Catherine D. Kerr

Let it go

Digital photography

Artist Statement: On one of my daily walks through town with my camera, I noticed the watery reflection of these two trees, and the way the image seemed to dissolve and flow over the edge of the waterfall caught my eye and struck me as a message of hope. If we were by turns sad, frightened, and lonely in pandemic, the best way to deal with those emotions was to acknowledge them and then let them go. Nothing is permanent; this too shall pass, just as the water keeps flowing and the trees stand their ground.

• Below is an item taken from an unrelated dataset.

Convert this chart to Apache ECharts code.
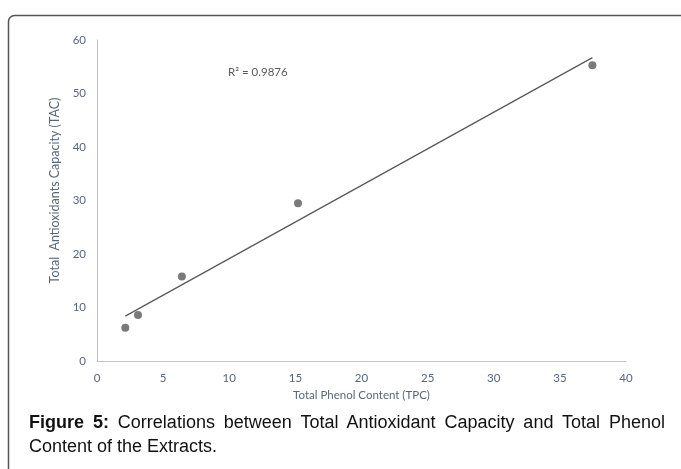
<!DOCTYPE html>
<html>
<head>
<meta charset="utf-8">
<script src="https://cdn.jsdelivr.net/npm/echarts@6/dist/echarts.min.js"></script>
<style>
  html, body { margin: 0; padding: 0; background: #fff; }
  #wrap { position: relative; width: 681px; height: 469px; overflow: hidden; }
  #chart { position: absolute; left: 0; top: 0; width: 681px; height: 469px; }
  #caption {
    position: absolute; left: 29px; top: 410px; width: 636px;
    font-family: "Liberation Sans", Arial, sans-serif; font-size: 18px;
    line-height: 24px; color: #111; text-align: justify;
  }
</style>
</head>
<body>
<div id="wrap">
  <div id="chart"></div>
  <div id="caption"><b>Figure 5:</b> Correlations between Total Antioxidant Capacity and Total Phenol Content of the Extracts.</div>
</div>
<script>
// Data
const tpc = [2.14, 3.1, 6.42, 15.2, 37.46];      // Total Phenol Content (x)
const tac = [6.2, 8.6, 15.8, 29.5, 55.3];        // Total Antioxidants Capacity (y)
const trendX = [2.14, 37.46];                    // trendline end points (x)
const trendY = [8.4, 56.7];                      // trendline end points (y)
const xTicks = [0, 5, 10, 15, 20, 25, 30, 35, 40];
const yTicks = [0, 10, 20, 30, 40, 50, 60];
const r2Label = 'R² = 0.9876';
const xTitle = 'Total Phenol Content (TPC)';
const yTitle = 'Total  Antioxidants Capacity (TAC)';

const chart = echarts.init(document.getElementById('chart'));
const labelColor = '#5b6579';
const axisLineColor = '#b7c2d4';
const font = 'Lato, "Open Sans", sans-serif';

chart.setOption({
  animation: false,
  grid: { left: 97, right: 55, top: 40, bottom: 108 },
  xAxis: {
    type: 'value', min: xTicks[0], max: xTicks[xTicks.length - 1], interval: xTicks[1] - xTicks[0],
    name: xTitle, nameLocation: 'middle', nameGap: 25,
    nameTextStyle: { color: labelColor, fontSize: 11.5, fontFamily: font },
    axisLine: { show: true, lineStyle: { color: axisLineColor, width: 1 } },
    axisTick: { show: false }, splitLine: { show: false },
    axisLabel: { color: labelColor, fontSize: 11.5, fontFamily: font, margin: 11 }
  },
  yAxis: {
    type: 'value', min: yTicks[0], max: yTicks[yTicks.length - 1], interval: yTicks[1] - yTicks[0],
    name: yTitle, nameLocation: 'middle', nameGap: 27,
    nameTextStyle: { color: labelColor, fontSize: 12.5, fontFamily: font, padding: [0, 0, 0, 20] },
    axisLine: { show: true, lineStyle: { color: axisLineColor, width: 1 } },
    axisTick: { show: false }, splitLine: { show: false },
    axisLabel: { color: labelColor, fontSize: 11.5, fontFamily: font, margin: 11 }
  },
  series: [
    {
      type: 'line', data: trendX.map((x, i) => [x, trendY[i]]),
      symbol: 'none', lineStyle: { color: '#5a5a5a', width: 1.3 }, z: 2
    },
    {
      type: 'scatter', data: tpc.map((x, i) => [x, tac[i]]),
      symbolSize: 8, itemStyle: { color: '#595959' }, z: 3
    }
  ],
  graphic: [
    {
      type: 'rect', shape: { x: 8.5, y: 15.5, width: 720, height: 500, r: 6 },
      style: { fill: 'none', stroke: '#555', lineWidth: 1.5 }, silent: true
    },
    {
      type: 'text', left: 228, top: 66,
      style: { text: r2Label, fill: '#595959', font: '11.5px ' + font }
    }
  ]
});
</script>
</body>
</html>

Bio: Catherine D. Kerr caught the camera bug early on, when her parents gave her a Brownie Starlet camera as a gift for her seventh birthday. Her first published photographs were taken to illustrate her work as a newspaper reporter and freelance writer. As she followed a career path that led to ordained ministry in the Episcopal Church, however, her purpose evolved from telling what happened to telling what matters. She is especially interested in the way light can be a metaphor for grace or presence, and in particular in the way it breaks in and illuminates, transforming the ordinary to be extraordinary. In recent years she has focused on photography as a spiritual discipline, and she's written about and led quiet days on photography as a contemplative spiritual practice. Her work has been selected for display in a number of juried photography exhibitions, including most recently the 2021 Odyssey show sponsored by the Pennsylvania Center for Photography in Bucks County, PA, and a show titled "Essential Work 2020: A Community Portrait" this summer at the James A. Michener Art Museum in Doylestown, PA.